Travel Manitoba has a new point person to help boost tourism in the province’s north.
Mike Goodyear, who took over the position from Al McLauchlan, was in Thompson in December as part of an introduction tour and said the role fits his skill set and background.
Originally from Lynn Lake, Goodyear has lived in Churchill for the past 22 years. He was executive director of the Churchill Northern Studies Centre until 2014 and has also worked in the community’s museum. He is also a pilot and has worked both in air taxi operations and for remote hunting and fishing lodges in the north.
Goodyear started the job late last year.
“To be honest, I wasn’t looking for the job,” he said. “Somebody suggested, ‘Why don’t you throw your name into the hat?’ and so I did. It fit with the work that I’d done previously with the research centre. I see this as a bit of an extension of that, just being able to share with people what the north has to offer and what I’ve experienced over the years.”
His roots in Churchill may make some people wary, Goodyear admits, given that some people think the Hudson Bay port town known for its polar bears and beluga whales gets more than its fair share of marketing attention from Travel Manitoba, but he stresses that his job is to help tourism operators and communities throughout the whole north, from Grand Rapids up.

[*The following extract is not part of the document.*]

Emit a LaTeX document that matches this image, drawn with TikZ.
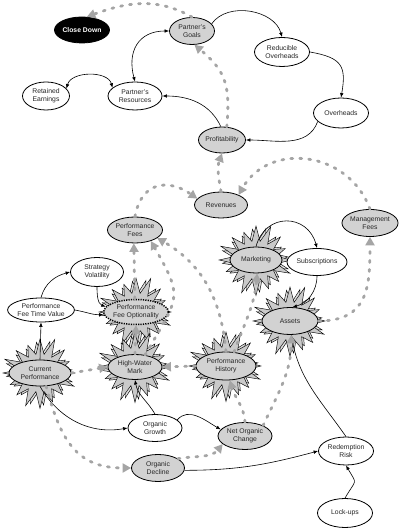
\documentclass[tikz,border=0pt]{standalone}
\usepackage{fontspec}
\setmainfont{Liberation Sans}
\usetikzlibrary{shapes.geometric,arrows.meta}
\definecolor{ngray}{RGB}{210,210,210}
\definecolor{sgray}{RGB}{202,202,202}
\definecolor{sgrayb}{RGB}{222,222,222}
\definecolor{dgray}{RGB}{165,165,165}
\newcommand{\nodefont}{\fontsize{6.8}{7.6}\selectfont}
\newcommand{\burstshape}[4]{%
  \draw[line width=0.45pt, fill=#4, shift={(#1)}]
    plot[samples at={0,...,31}, variable=\k]
    ({(mod(\k,2)==0 ? #3*(1+0.1*sin(137*\k)) : 21)*cos(11.25*\k+#2)},
     {(mod(\k,2)==0 ? (#3-2)*(1+0.1*sin(137*\k)) : 19)*sin(11.25*\k+#2)}) -- cycle;}
\tikzset{
  nd/.style={ellipse, draw, line width=0.8pt, inner sep=0pt, align=center, font=\nodefont, text=black!85},
  gnd/.style={nd, fill=ngray},
  wnd/.style={nd, fill=white},
  sz/.style 2 args={minimum width=#1pt, minimum height=#2pt},
  sol/.style={draw=black, line width=0.6pt, -{Latex[length=4.5pt,width=3.6pt]}},
  soltwo/.style={draw=black, line width=0.6pt, {Latex[length=4.5pt,width=3.6pt]}-{Latex[length=4.5pt,width=3.6pt]}},
  dsh/.style={draw=dgray, line width=2.8pt, line cap=round, dash pattern=on 2pt off 7pt, -{Triangle[length=8.5pt,width=9pt]}}
}
\begin{document}
\begin{tikzpicture}[x=1pt,y=1pt]
\useasboundingbox (0,0) rectangle (400,529);
% centres of the starburst nodes
\coordinate (cMkt) at (256,269);
\coordinate (cAss) at (290,208);
\coordinate (cPfo) at (136,217);
\coordinate (cCur) at (40,156);
\coordinate (cHwm) at (135,162);
\coordinate (cPh)  at (226,163);
% starbursts
\foreach \c in {cMkt,cAss,cPfo,cCur,cHwm,cPh}{
  \burstshape{\c}{6}{32}{sgrayb}
  \burstshape{\c}{0}{35}{sgray}
}
% nodes
\node[nd, fill=black, text=white, font=\nodefont\bfseries, sz={54}{26}] (close) at (82,499) {Close Down};
\node[gnd, sz={45}{27}] (goals) at (192,498) {Partner's\\Goals};
\node[wnd, sz={55}{29}] (reducible) at (282,477) {Reducible\\Overheads};
\node[wnd, sz={47}{28}] (retained) at (46,433) {Retained\\Earnings};
\node[wnd, sz={54}{28}] (resources) at (135,433) {Partner's\\Resources};
\node[wnd, sz={55}{30}] (overheads) at (341,416) {Overheads};
\node[gnd, sz={45}{26}] (profit) at (222,389) {Profitability};
\node[gnd, sz={53}{26}] (revenues) at (221,324) {Revenues};
\node[gnd, sz={46}{27}] (mgmt) at (370,306) {Management\\Fees};
\node[gnd, sz={44}{26}] (perffees) at (135,299) {Performance\\Fees};
\node[wnd, sz={53}{29}] (stratvol) at (97,257) {Strategy\\Volatility};
\node[gnd, sz={52}{26}] (marketing) at (cMkt) {Marketing};
\node[wnd, sz={60}{27}] (subs) at (317,267) {Subscriptions};
\node[wnd, sz={62}{24}] (pftv) at (41,219) {Performance\\Fee Time Value};
\node[gnd, sz={54}{25}, line width=1.5pt, dash pattern=on 1.2pt off 1.2pt] (pfo) at (cPfo) {Performance\\Fee Optionality};
\node[gnd, sz={56}{27}] (assets) at (cAss) {Assets};
\node[gnd, sz={62}{26}] (currperf) at (cCur) {Current\\Performance};
\node[gnd, sz={54}{25}] (hwm) at (cHwm) {High-Water\\Mark};
\node[gnd, sz={60}{28}] (perfhist) at (cPh) {Performance\\History};
\node[wnd, sz={54}{27}] (orggrowth) at (155,101) {Organic\\Growth};
\node[gnd, sz={54}{27}] (netorg) at (245,93) {Net Organic\\Change};
\node[gnd, sz={53}{27}] (orgdecline) at (158,61) {Organic\\Decline};
\node[wnd, sz={55}{28}] (redemption) at (346,78) {Redemption\\Risk};
\node[wnd, sz={55}{29}] (lockups) at (345,16) {Lock-ups};
% solid links
\draw[sol] (goals.20) to[out=55,in=105] (reducible.north);
\draw[sol] (reducible.east) to[out=-10,in=80,looseness=1.5] (overheads.north);
\draw[sol] (overheads.200) to[out=-110,in=0] (profit.east);
\draw[sol] (profit.95) to[out=115,in=0] (resources.east);
\draw[soltwo] (resources.north) to[out=105,in=180,looseness=1.3] (goals.west);
\draw[soltwo] (retained.20) to[out=75,in=105] (resources.160);
\draw[sol] (currperf.north) -- (pftv.south);
\draw[sol] (pftv.north) to[out=75,in=195] (stratvol.west);
\draw[sol] (pftv.east) to[out=-10,in=180] (pfo.185);
\draw[sol] (stratvol.south) to[out=-90,in=160] (pfo.170);
\draw[sol] (marketing.north) to[out=75,in=105,looseness=1.5] (subs.north);
\draw[sol] (subs.south) to[out=-90,in=15] (assets.80);
\draw[sol] (currperf.south) to[out=-60,in=190] (orggrowth.west);
\draw[sol] (orggrowth.north) to[out=120,in=-80] (hwm.south);
\draw[sol] (orggrowth.20) to[out=50,in=150] (netorg.165);
\draw[sol] (orgdecline.-5) to[out=0,in=195] (redemption.west);
\draw[sol] (redemption.north) to[out=125,in=-80] (assets.-85);
\draw[sol] (lockups.north) to[out=60,in=-60,looseness=1.8] (redemption.south);
% dashed links
\draw[dsh] (goals.north) to[out=150,in=20] (close.70);
\draw[dsh] (profit.70) to[out=85,in=-40,looseness=1.2] (goals.-80);
\draw[dsh] (revenues.north) to[out=100,in=-110] (profit.south);
\draw[dsh] (perffees.north) to[out=80,in=145,looseness=1.4] (revenues.165);
\draw[dsh] (mgmt.north) to[out=110,in=60,looseness=1.2] (revenues.30);
\draw[dsh] (pfo.95) -- (perffees.-95);
\draw[dsh] (perfhist.north) to[out=95,in=-30] (perffees.-20);
\draw[dsh] (hwm.50) to[out=60,in=-60,looseness=1.5] (perffees.-35);
\draw[dsh] (hwm.north) -- (pfo.south);
\draw[dsh] (currperf.east) -- (hwm.west);
\draw[dsh] (perfhist.west) -- (hwm.east);
\draw[dsh] (currperf.-65) to[out=-75,in=180,looseness=1.2] (orgdecline.west);
\draw[dsh] (orgdecline.25) to[out=10,in=-130] (netorg.200);
\draw[dsh] (netorg.north) to[out=95,in=-75] (perfhist.-75);
\draw[dsh] (netorg.30) to[out=65,in=-90] (assets.-85);
\draw[dsh] (assets.east) to[out=0,in=-90,looseness=1.3] (mgmt.south);
\draw[dsh] (perfhist.60) to[out=70,in=-95] (marketing.-85);
\end{tikzpicture}
\end{document}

“It’s basically acting as a point person for Travel Manitoba between the organization and the communities and the operators,” Goodyear says. “Working with existing operators, working with new operators that are looking to get involved in tourism, being that point person so that when there’s questions about what’s going on in the north that there’s somewhere someone familiar to answer them. Basically being a booster and a proponent.”
Different communities in the north are at different points on the spectrum when it comes to attracting tourists.
“Some communities have a well-known draw, an anchor product like polar bears,” Goodyear says. “Other communities, there’s not necessarily one thing that they’re known for. Thompson’s different. It’s a regional centre, there’s plenty of restaurants and accommodations and that sort of thing but once you get out into some of the other communities there just aren’t the accommodations, there aren’t the restaurants and places to eat.”
Although tourism can be an important part of a diversified local and regional economy, it’s not a magic bullet.
“I’ve lived in the north my whole life and unfortunately I’ve lived in places where the economy’s evaporated, where the mine’s closed,” Goodyear says. “It’s not helpful when someone comes into the community and says, ‘All your problems will be solved by tourism’ because that’s not the case. Every healthy community has to have industry. It has to have development. It has to have other things. Yes, some people can become involved in tourism, it can be a way of diversifying economies but it’s not going to solve everything.”
One silver lining to the COVID-19 pandemic that has affected Manitoba for almost two years is people discovering new parts of their home province, says McLauchlan.
“One thing it did show southern Manitobans is that the north is here, it’s driveable and there’s great vacationing in Northern Manitoba. One of the lodge owners over in The Pas said we’ve never had a year like this.”
But in order to sustain that pandemic-related domestic tourist bump, people have to make it better known.
“We don’t blow our horns in the north,” McLauchlan says. “We don’t tell people what we’ve got up here and we need to start doing that because we have everything up here that the Whiteshell has. Look how many people go into the Whiteshell. We have the same up here. We have world-class fishing, we have world-class snowmobiling, we have world-class lodges, polar bear viewing, everything, but we don’t tell people that.”
People sometimes think that a big attraction is needed to bring in visitors, but McLauchlan, who remains involved with Northern Manitoba’s snowmobile strategy says, that isn’t the case. Capitalizing on the region’s long winters and plentiful snow to entice a couple of snowmobilers to come up for a weekend isn’t insignificant.
“They’re renting two hotel rooms, two lodge rooms or something, they’re going to buy gas, they’re going to buy food, they’re going to buy all this stuff. All of a sudden, you’re looking at $1,000 a weekend so you multiply that by whatever, 100, 200, holy geez you’re starting to get a lot of money coming into a community or into a region.”